All over Cuba right now there is very much a sense that people are waiting. Waiting for what exactly, nobody seems to know; but everywhere you go people seem certain of one thing: things cannot go on as they are. In the early 1990s the Cuban economy was in trouble. The collapse of the Soviet Union saw a 35 per cent decline in the country’s GDP almost overnight. Shops were increasingly bare and food was scarce. Stories abounded of cats and dogs being cooked and eaten in central Havana. Rolling blackouts became the norm and many factories were closed through want of raw materials. Onlookers spoke of the inevitable demise of Fidel Castro and his Communist regime, not least the Miami exiles, many of whom were salivating at the prospect of their nemesis finally being swept from power in a popular uprising.

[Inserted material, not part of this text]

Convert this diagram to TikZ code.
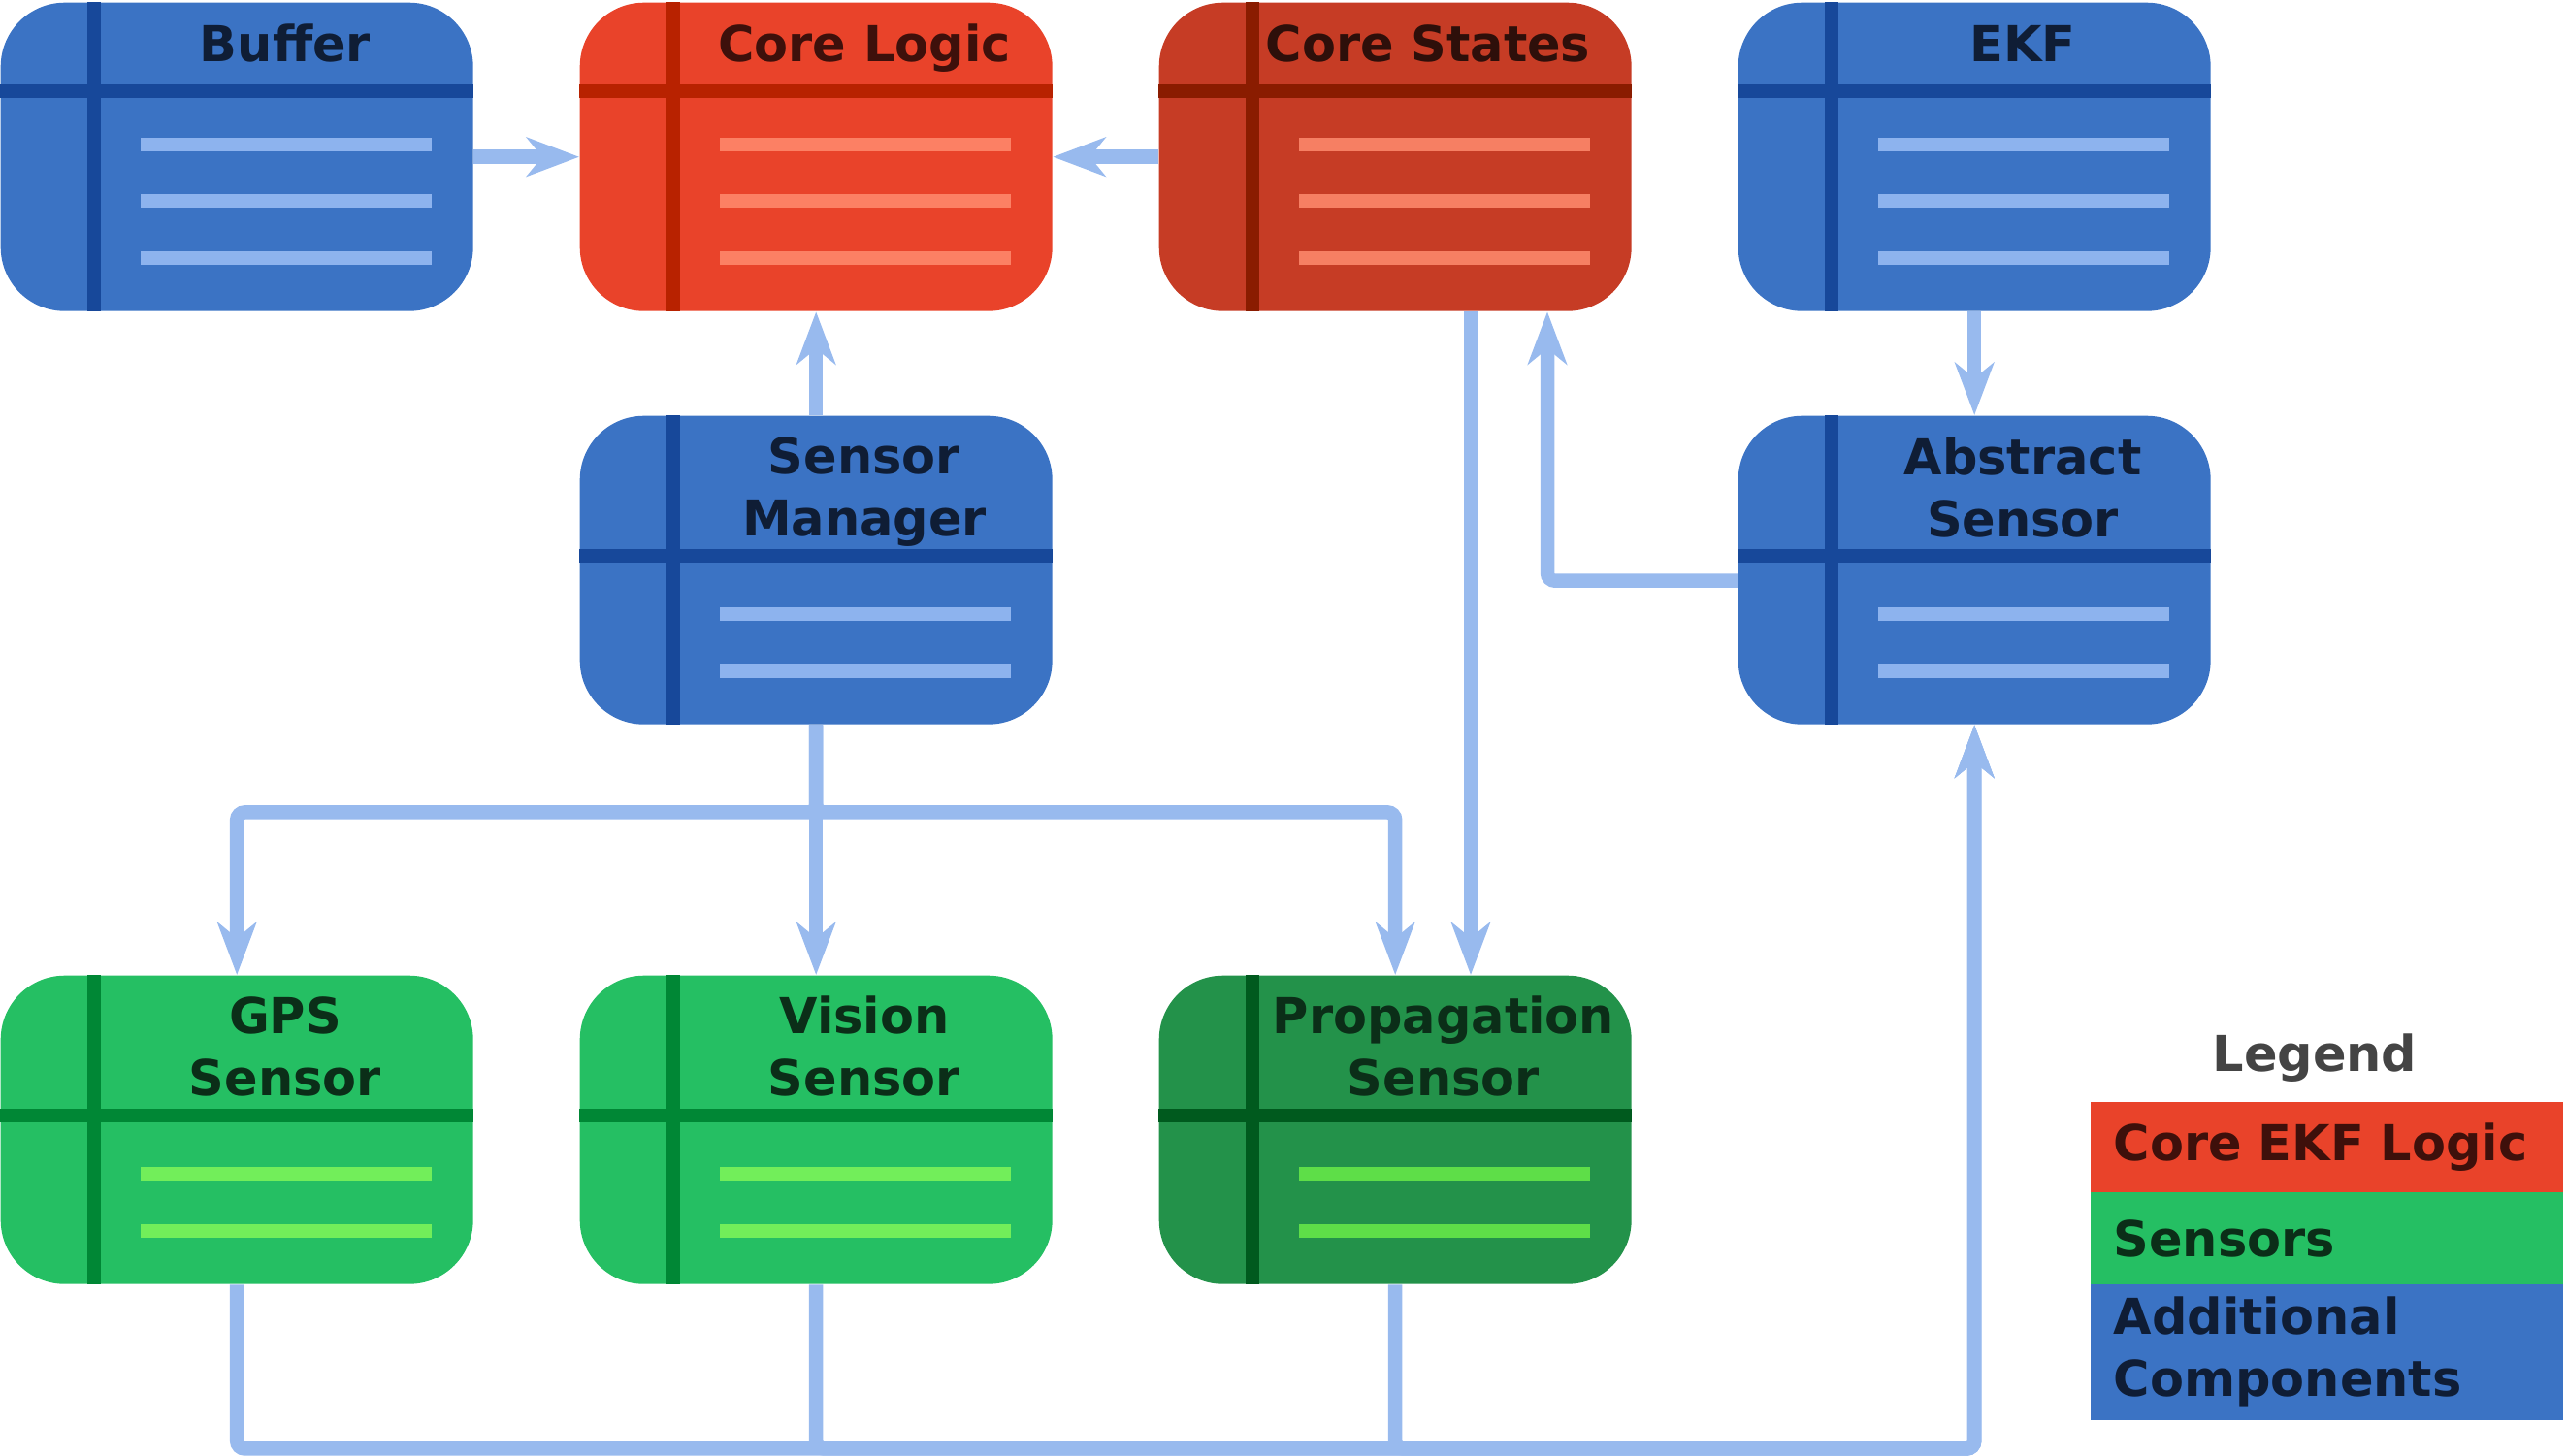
\documentclass[tikz,border=0pt]{standalone}
\usepackage{fontspec}
\setmainfont{DejaVu Sans}
\usetikzlibrary{positioning,arrows.meta,calc}

\definecolor{blueFill}{HTML}{3B73C4}
\definecolor{blueDark}{HTML}{17489A}
\definecolor{blueLine}{HTML}{8DB3EE}
\definecolor{blueText}{HTML}{0F1D35}
\definecolor{redFill}{HTML}{E9432A}
\definecolor{redDark}{HTML}{B82200}
\definecolor{redLine}{HTML}{FC8064}
\definecolor{redText}{HTML}{3E100B}
\definecolor{rustFill}{HTML}{C63C25}
\definecolor{rustDark}{HTML}{8A1C00}
\definecolor{rustLine}{HTML}{F67F63}
\definecolor{rustText}{HTML}{2E0F0A}
\definecolor{greenFill}{HTML}{25BF63}
\definecolor{greenDark}{HTML}{008735}
\definecolor{greenLine}{HTML}{72EE5A}
\definecolor{greenText}{HTML}{0B2E18}
\definecolor{dgreenFill}{HTML}{23924A}
\definecolor{dgreenDark}{HTML}{005A1E}
\definecolor{dgreenLine}{HTML}{5EDE48}
\definecolor{flowc}{HTML}{98BAEE}
\definecolor{legendGray}{HTML}{444444}

\begin{document}
\begin{tikzpicture}[
  >={Stealth[length=0.54cm,width=0.40cm,inset=0.16cm]},
  cls/.style={rectangle, rounded corners=0.66cm, minimum width=4.87cm,
    minimum height=3.18cm, inner sep=0pt, anchor=north west},
  band/.style={line width=0.14cm},
  ttl/.style={font=\fontsize{14.5}{18}\selectfont\bfseries, inner sep=0pt,
    align=center, anchor=base},
  flow/.style={->, line width=0.145cm, draw=flowc, rounded corners=0.08cm},
  legrow/.style={rectangle, inner ysep=0pt, inner xsep=0.24cm, text width=4.39cm,
    align=left, font=\fontsize{14.5}{18.2}\selectfont\bfseries}
]

\useasboundingbox (0,0) rectangle (26.46,-15.00);

% -----------------------
% Layout parameters
% -----------------------
\def\xA{0}
\def\xB{5.97}
\def\xC{11.94}
\def\xD{17.91}

\def\yA{-0.02}   % top row
\def\yB{-4.28}   % middle row
\def\yC{-10.05}  % sensor row

% box: name, x, y, colour scheme, header band, body lines
\def\compbox#1#2#3#4#5#6{%
  \node[cls, fill=#4Fill] (#1) at (#2,#3) {};
  \draw[band, draw=#4Dark] ($(#1.north west)+(0.97,0)$) -- ($(#1.south west)+(0.97,0)$);
  \draw[band, draw=#4Dark] ($(#1.north west)+(0,#5)$) -- ($(#1.north east)+(0,#5)$);
  \foreach \ly in {#6}
    \draw[band, draw=#4Line] ($(#1.north west)+(1.45,\ly)$) -- ++(3.0,0);
}

% -----------------------
% Top row
% -----------------------
\compbox{buffer}{\xA}{\yA}{blue}{-0.92}{-1.47,-2.05,-2.64}
\compbox{logic}{\xB}{\yA}{red}{-0.92}{-1.47,-2.05,-2.64}
\compbox{states}{\xC}{\yA}{rust}{-0.92}{-1.47,-2.05,-2.64}
\compbox{ekf}{\xD}{\yA}{blue}{-0.92}{-1.47,-2.05,-2.64}

\node[ttl, text=blueText] (bufferT) at ($(buffer.north west)+(2.94,-0.61)$) {Buffer};
\node[ttl, text=redText] (logicT) at ($(logic.north west)+(2.94,-0.61)$) {Core Logic};
\node[ttl, text=rustText] (statesT) at ($(states.north west)+(2.78,-0.61)$) {Core States};
\node[ttl, text=blueText] (ekfT) at ($(ekf.north west)+(2.94,-0.61)$) {EKF};

% -----------------------
% Middle row (base = last line)
% -----------------------
\compbox{manager}{\xB}{\yB}{blue}{-1.45}{-2.05,-2.64}
\compbox{abstract}{\xD}{\yB}{blue}{-1.45}{-2.05,-2.64}

\node[ttl, text=blueText] (managerT) at ($(manager.north west)+(2.94,-1.24)$) {Sensor\\Manager};
\node[ttl, text=blueText] (abstractT) at ($(abstract.north west)+(2.94,-1.25)$) {Abstract\\Sensor};

% -----------------------
% Sensors
% -----------------------
\compbox{gps}{\xA}{\yC}{green}{-1.45}{-2.05,-2.64}
\compbox{vision}{\xB}{\yC}{green}{-1.45}{-2.05,-2.64}
\compbox{prop}{\xC}{\yC}{dgreen}{-1.45}{-2.05,-2.64}

\node[ttl, text=greenText] (gpsT) at ($(gps.north west)+(2.94,-1.24)$) {GPS\\Sensor};
\node[ttl, text=greenText] (visionT) at ($(vision.north west)+(2.94,-1.24)$) {Vision\\Sensor};
\node[ttl, text=greenText] (propT) at ($(prop.north west)+(2.94,-1.24)$) {Propagation\\Sensor};

% -----------------------
% Connectors
% -----------------------
\draw[flow] (buffer.east) -- (logic.west);
\draw[flow] (states.west) -- (logic.east);
\draw[flow] (manager.north) -- (logic.south);
\draw[flow] (ekf.south) -- (abstract.north);
\draw[flow] ($(abstract.west)+(0,-0.11)$) -| ($(states.south west)+(4.01,0)$);
\draw[flow] ($(states.south west)+(3.22,0)$) -- ($(prop.north west)+(3.22,0)$);

\coordinate (split) at ($(manager.south)+(0,-0.90)$);
\draw[flow] (manager.south) -- (split) -| (gps.north);
\draw[flow] (manager.south) -- (vision.north);
\draw[flow] (manager.south) -- (split) -| (prop.north);

\coordinate (bus) at ($(gps.south)+(0,-1.69)$);
\draw[flow] (gps.south) -- (bus) -| (abstract.south);
\draw[flow] (vision.south) -- (vision.south |- bus) -| (abstract.south);
\draw[flow] (prop.south) -- (prop.south |- bus) -| (abstract.south);

% -----------------------
% Legend
% -----------------------
\node[ttl, text=legendGray] (legT) at (23.86,-11.04) {Legend};
\node[legrow, anchor=north west, fill=redFill, text=redText, minimum height=0.94cm]
  (legcore) at (21.54,-11.35) {Core EKF Logic};
\node[legrow, below=-0.02cm of legcore, fill=greenFill, text=greenText, minimum height=0.95cm]
  (legsens) {Sensors};
\node[legrow, below=-0.02cm of legsens, fill=blueFill, text=blueText, minimum height=1.40cm]
  (legadd) {Additional\\Components};

\end{tikzpicture}
\end{document}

At the time of the last Communist Party congress some 14 years ago, the Government grudgingly introduced a series of market reforms in an attempt to stave-off economic collapse. New hotels financed by Canadian and European companies went up, and Cubans were granted licenses to rent rooms to foreign tourists. People were also for the first time permitted to turn their homes into Paladares (small private restaurants). The reforms were modest, but gave the country the necessary economic breathing space the Communist system simply could not provide.

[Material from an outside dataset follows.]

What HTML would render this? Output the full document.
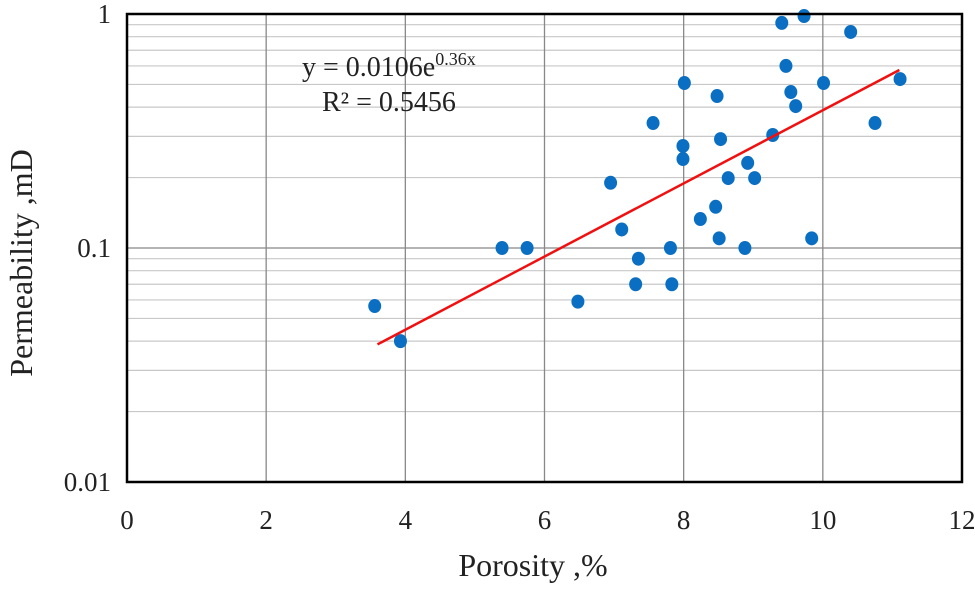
<!DOCTYPE html>
<html><head><meta charset="utf-8"><style>
body{margin:0;background:#fff;}
svg text{font-family:"Liberation Serif",serif;fill:#222;}
</style></head><body>
<svg id="chart" width="975" height="584" viewBox="0 0 975 584" xmlns="http://www.w3.org/2000/svg">
<g id="grid"></g>
<g id="marks"></g>
<g id="ticks"></g>
<rect x="127" y="14" width="835" height="468" fill="none" stroke="#000" stroke-width="2.5"/>
<text x="302" y="76" font-size="28">y = 0.0106e<tspan font-size="18" dy="-11">0.36x</tspan></text>
<text x="322" y="111" font-size="28">R² = 0.5456</text>
<text x="533" y="576" font-size="32" text-anchor="middle">Porosity ,%</text>
<text transform="translate(32,263) rotate(-90)" font-size="32" text-anchor="middle">Permeability ,mD</text>
</svg>
<script>
const porosity=[3.56,3.93,5.39,5.75,6.48,6.95,7.11,7.56,7.35,7.31,7.81,7.83,8.01,7.99,7.99,8.24,8.46,8.51,8.48,8.53,8.64,8.88,8.92,9.02,9.28,9.41,9.73,9.47,9.54,9.61,10.01,9.84,10.4,10.75,11.11];
const permeability=[0.0565,0.040,0.1,0.1,0.059,0.19,0.12,0.342,0.09,0.070,0.1,0.07,0.507,0.273,0.24,0.133,0.150,0.110,0.446,0.292,0.199,0.1,0.231,0.199,0.304,0.916,0.98,0.6,0.464,0.404,0.507,0.110,0.838,0.342,0.527];
const xTicks=[0,2,4,6,8,10,12];
const yTicks=[1,0.1,0.01];
const trendCoef=0.0106, trendExp=0.36, trendRange=[3.6,11.1];
const L=127,R=962,T=14,B=482;
const sx=v=>L+(v-0)/12*(R-L);
const sy=v=>T+(0-Math.log10(v))/2*(B-T);
const NS="http://www.w3.org/2000/svg";
function mk(tag,attrs,parent){const e=document.createElementNS(NS,tag);for(const k in attrs)e.setAttribute(k,attrs[k]);parent.appendChild(e);return e;}
const grid=document.getElementById('grid'),marks=document.getElementById('marks'),ticks=document.getElementById('ticks');
for(let d=0;d<2;d++){for(let m=2;m<=9;m++){const v=Math.pow(10,-2+d)*m;
 const l=mk('line',{x1:L,x2:R,y1:sy(v),y2:sy(v),stroke:'#c8c8c8','stroke-width':1.2},grid);
 
 }}
yTicks.forEach(v=>{const l=mk('line',{x1:L,x2:R,y1:sy(v),y2:sy(v),stroke:'#888','stroke-width':1.3},grid);
 
 
 const t=mk('text',{x:L-16,y:sy(v)+9,'font-size':27,'text-anchor':'end'},ticks);t.textContent=String(v);
 
 });
xTicks.forEach(v=>{const l=mk('line',{x1:sx(v),x2:sx(v),y1:T,y2:B,stroke:'#888','stroke-width':1.3},grid);
 
 
 const t=mk('text',{x:sx(v),y:B+47,'font-size':27,'text-anchor':'middle'},ticks);t.textContent=String(v);
 
 });
porosity.forEach((x,i)=>{const c=mk('ellipse',{cx:sx(x),cy:sy(permeability[i]),rx:6.5,ry:7,fill:'#0a6fc2'},marks);
 
 });
const f=x=>trendCoef*Math.exp(trendExp*x);
const tl=mk('line',{x1:sx(trendRange[0]),y1:sy(f(trendRange[0])),x2:sx(trendRange[1]),y2:sy(f(trendRange[1])),stroke:'#f01010','stroke-width':2.5},marks);


</script>
</body></html>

A decade on, and coming on the back of reports that Cuba is in dire economic straits after the global financial crisis, President Raul Castro is attempting to free up Cuba's sclerotic economy once more, with plans released by the Confederación de Trabajadores de Cuba (CTC) - Cuba's only legal trade union - detailing the lay-off of up to a million workers from the state payroll.
Since taking power in 2008, Raul has implemented modest reforms at a typically Cuban pace. A recent well publicised change has been the hand-over of a number of state barbers to their employees. Not everyone in Havana has jumped at the chance to embrace the private sector, however. Socrates Barrero, a 65-year-old barber, decided to remain on the state payroll at his shop in Havana Vieja, remarking: 'I'm too old and have been around too long to want to go to bed every night worrying about where the next meal is going to come from.' Others, such as Migdalia, a 50-year-old resident of Havana Vieja, were more enthusiastic: ‘I would like to begin a restaurant business in my home’, she said, ‘I have four grown-up children who are just hanging around the house most of the time, and together we could really make it work.’
While Raul Castro is reportedly an admirer of the Chinese model, the Cuban leadership are said to view Chinese and Vietnamese reforms as having gone too far; and like Gorbachev some 25 years earlier, are looking to tweak and improve Socialism, rather than do away with it. Reform, however, has brought with it its own share of problems. During the ‘special period’ in the 1990s when the country modestly opened up to the market, corruption became endemic. Anyone who has visited Havana in recent years will tell you that this is a city where everybody is on the take. The legal economy barely functions; improvisation is how people survive. ‘No es facil’, you will often hear Cubans saying; it’s not easy. Prostitution has also resurfaced on a disturbing level; and the economic lifeline provided by the tourist industry has considerably increased domestic resentment, as ordinary Cubans come into contact with westerners whose ostentatious wealth has created new and visible inequalities on the island.
The modest economic opening led to an improvement in the country's financial situation as the country entered the new millennium. Towards the end of the decade, however, the global economic crisis and the damage wrought by hurricanes Gustav and Ike contributed to a worsening economic picture once more. Wikileaks cables sent by the U.S. Interests Section in Havana in February 2009 detailing discussions between some of Cuba's main trading partners, including China, Spain, Canada, Brazil and Italy, as well as France and Japan, said diplomats agreed that ‘the [Cuban] financial situation could become fatal within 2-3 years’, with the country becoming ‘insolvent as early as 2011.'
On the back of last week’s Party Congress, the first since the mid-1990s, the Government announced that it is planning to lay-off around 500,000 state employees and open up the economy further to private enterprise. There are also plans to make cuts to the social safety net, eventually eliminating the ration card and large food subsidies altogether. The question now is whether economic transformation will bring with it a degree of political change. Cuban labour rights are virtually non-existent. There are no independent unions; and aside from the mention of co-operatives in some areas of the economy, there is little talk by the regime of an increased role for workers in the running of their enterprises - even less about the right of workers to organise independently of the state. Nor are there any plans to open up the media, its printed organs being most accurately described by the late Argentinean editor and dissident Jacobo Timerman as ‘a degradation of the act of reading’.
Judging by the two million tourists who flock to Cuba every year, the allure of the island to outsiders appears not to have worn off. Many visitors are indeed attracted by the time-warped element of the place, summing up their desire to visit with the phrase ‘before it changes’, as if talking about a laboratory experiment. Havana itself has become a virtual living museum, its citizens being at times little more than artefacts with almost no chance of interfering in their own internal affairs until the Curator kicks the bucket. Real change would probably bring with it a trashy and course influx of fast food and consumerism. Right now, however, Cubans would probably very much like a McDonalds in Havana. After all, plastic food is better than no food.